- [Task to carry out] Tally the lines below that contain the word "this", and give only that number.

- [Exercise inputs]

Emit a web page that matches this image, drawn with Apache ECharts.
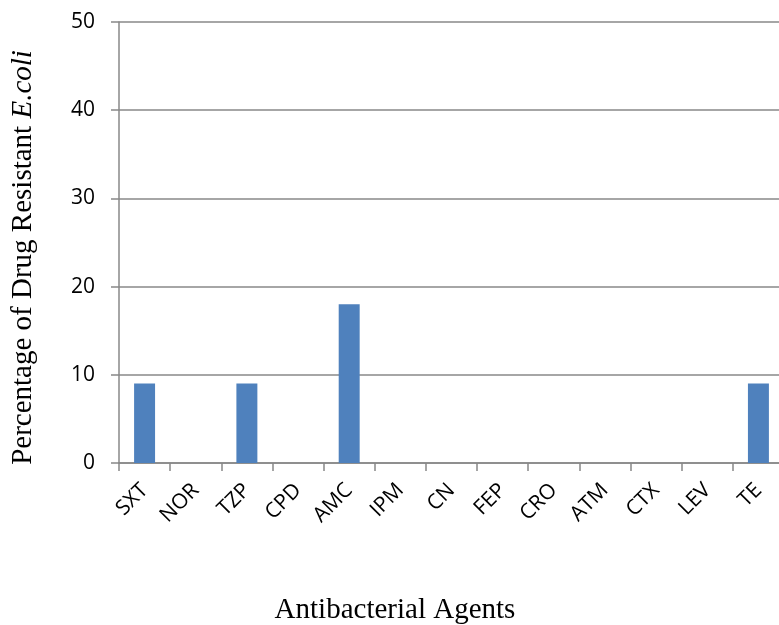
<!DOCTYPE html>
<html>
<head>
<meta charset="utf-8">
<script src="https://cdn.jsdelivr.net/npm/echarts@6/dist/echarts.min.js"></script>
<style>html,body{margin:0;padding:0;background:#fff;}#c{width:779px;height:625px;}</style>
</head>
<body>
<div id="c"></div>
<script>
const categories = ['SXT','NOR','TZP','CPD','AMC','IPM','CN','FEP','CRO','ATM','CTX','LEV','TE'];
const resistance = [9,0,9,0,18,0,0,0,0,0,0,0,9];
const yTicks = {min:0, max:50, interval:10};

const chart = echarts.init(document.getElementById('c'), null, {renderer:'canvas'});
chart.setOption({
  animation:false,
  grid:{left:119, width:665, top:22, height:441, containLabel:false, outerBoundsMode:'none'},
  xAxis:{
    type:'category', data:categories,
    axisLine:{lineStyle:{color:'#888', width:1.5}},
    axisTick:{show:true, alignWithLabel:false, length:8, lineStyle:{color:'#888', width:1.5}},
    axisLabel:{rotate:45, interval:0, fontFamily:'Open Sans', fontSize:21, color:'#000', margin:24}
  },
  yAxis:{
    type:'value', min:yTicks.min, max:yTicks.max, interval:yTicks.interval,
    name:'{n|Percentage of Drug Resistant }{i|E.coli}',
    nameLocation:'middle', nameRotate:90, nameGap:81,
    nameTextStyle:{padding:[0,30,0,0], rich:{
      n:{fontFamily:'Liberation Serif', fontSize:29, color:'#000'},
      i:{fontFamily:'Liberation Serif', fontSize:29, fontStyle:'italic', color:'#000'}
    }},
    axisLine:{show:true, lineStyle:{color:'#888', width:1.5}},
    axisTick:{show:true, length:8, lineStyle:{color:'#888', width:1.5}},
    splitLine:{lineStyle:{color:'#888', width:1.5}},
    axisLabel:{fontFamily:'Open Sans', fontSize:21, color:'#000', margin:24}
  },
  graphic:[{
    type:'text', x:395, y:596,
    style:{text:'Antibacterial Agents', fontFamily:'Liberation Serif', fontSize:29, fill:'#000', textAlign:'center'}
  }],
  series:[{
    type:'bar', data:resistance, barWidth:'41%',
    itemStyle:{color:'#4f81bd'}
  }]
});
</script>
</body>
</html>
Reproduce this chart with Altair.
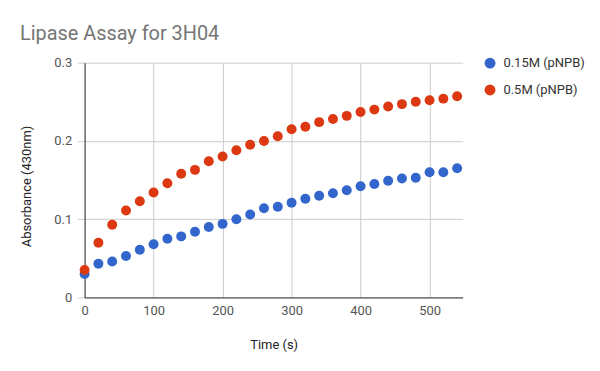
import altair as alt
import pandas as pd

times = [0, 20, 40, 60, 80, 100, 120, 140, 160, 180, 200, 220, 240, 260, 280,
         300, 320, 340, 360, 380, 400, 420, 440, 460, 480, 500, 520, 540]
low_conc = [0.030, 0.043, 0.046, 0.053, 0.061, 0.068, 0.075, 0.078, 0.084, 0.090,
            0.094, 0.100, 0.106, 0.114, 0.116, 0.121, 0.126, 0.130, 0.133, 0.137,
            0.142, 0.145, 0.149, 0.152, 0.153, 0.160, 0.160, 0.165]
high_conc = [0.035, 0.070, 0.093, 0.111, 0.123, 0.134, 0.146, 0.158, 0.163, 0.174,
             0.180, 0.188, 0.195, 0.200, 0.206, 0.215, 0.218, 0.224, 0.228, 0.232,
             0.237, 0.240, 0.244, 0.247, 0.250, 0.252, 0.254, 0.257]
series_names = ["0.15M (pNPB)", "0.5M (pNPB)"]
series_colors = ["#3366CC", "#DC3912"]
x_ticks = [0, 100, 200, 300, 400, 500]
y_ticks = [0, 0.1, 0.2, 0.3]

rows = []
for name, vals in zip(series_names, [low_conc, high_conc]):
    for t, v in zip(times, vals):
        rows.append({"Time": t, "Absorbance": v, "Series": name})
df = pd.DataFrame(rows)

FONT = "Roboto"

chart = alt.Chart(df).mark_point(filled=True, size=100, opacity=1, shape="circle").encode(
    x=alt.X("Time:Q",
            scale=alt.Scale(domain=[0, 548], nice=False, zero=False),
            axis=alt.Axis(values=x_ticks, format="d", title="Time (s)",
                          grid=True, gridColor="#cccccc", ticks=False,
                          domainColor="#333333", labelPadding=7, labelFlush=False,
                          labelColor="#555555", labelFontSize=13, labelFont=FONT,
                          titleFont=FONT, titleFontSize=13, titleFontWeight="normal",
                          titleColor="#222222", titleBaseline="middle", titleY=47)),
    y=alt.Y("Absorbance:Q",
            scale=alt.Scale(domain=[0, 0.3], nice=False),
            axis=alt.Axis(values=y_ticks, format=".1~f", title="Absorbance (430nm)",
                          grid=True, gridColor="#cccccc", ticks=True, tickSize=7,
                          tickColor="#cccccc", domainColor="#333333", labelPadding=6,
                          labelFlush=False,
                          labelColor="#555555", labelFontSize=13, labelFont=FONT,
                          titleFont=FONT, titleFontSize=13, titleFontWeight="normal",
                          titleColor="#222222", titleBaseline="middle", titleAlign="center",
                          titleX=-58, titleY=124, titleAngle=-90)),
    color=alt.Color("Series:N",
                    scale=alt.Scale(domain=series_names, range=series_colors),
                    legend=alt.Legend(title=None, orient="none", legendX=401, legendY=-6,
                                      symbolType="circle", symbolSize=120,
                                      symbolStrokeWidth=0, labelFont=FONT,
                                      labelFontSize=13, labelColor="#333333",
                                      labelOffset=7, rowPadding=13, padding=0)),
).properties(
    width=380,
    height=236,
    title=alt.TitleParams("Lipase Assay for 3H04", anchor="start", frame="group",
                          dx=-65, fontSize=20, font=FONT, color="#757575",
                          fontWeight="normal", offset=13),
    autosize=alt.AutoSizeParams(type="none"),
    padding={"left": 77, "top": 54, "right": 130, "bottom": 70},
).configure_view(stroke=None)

chart.save("out.html", embed_options={"renderer": "svg", "actions": False})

- [Final result] 2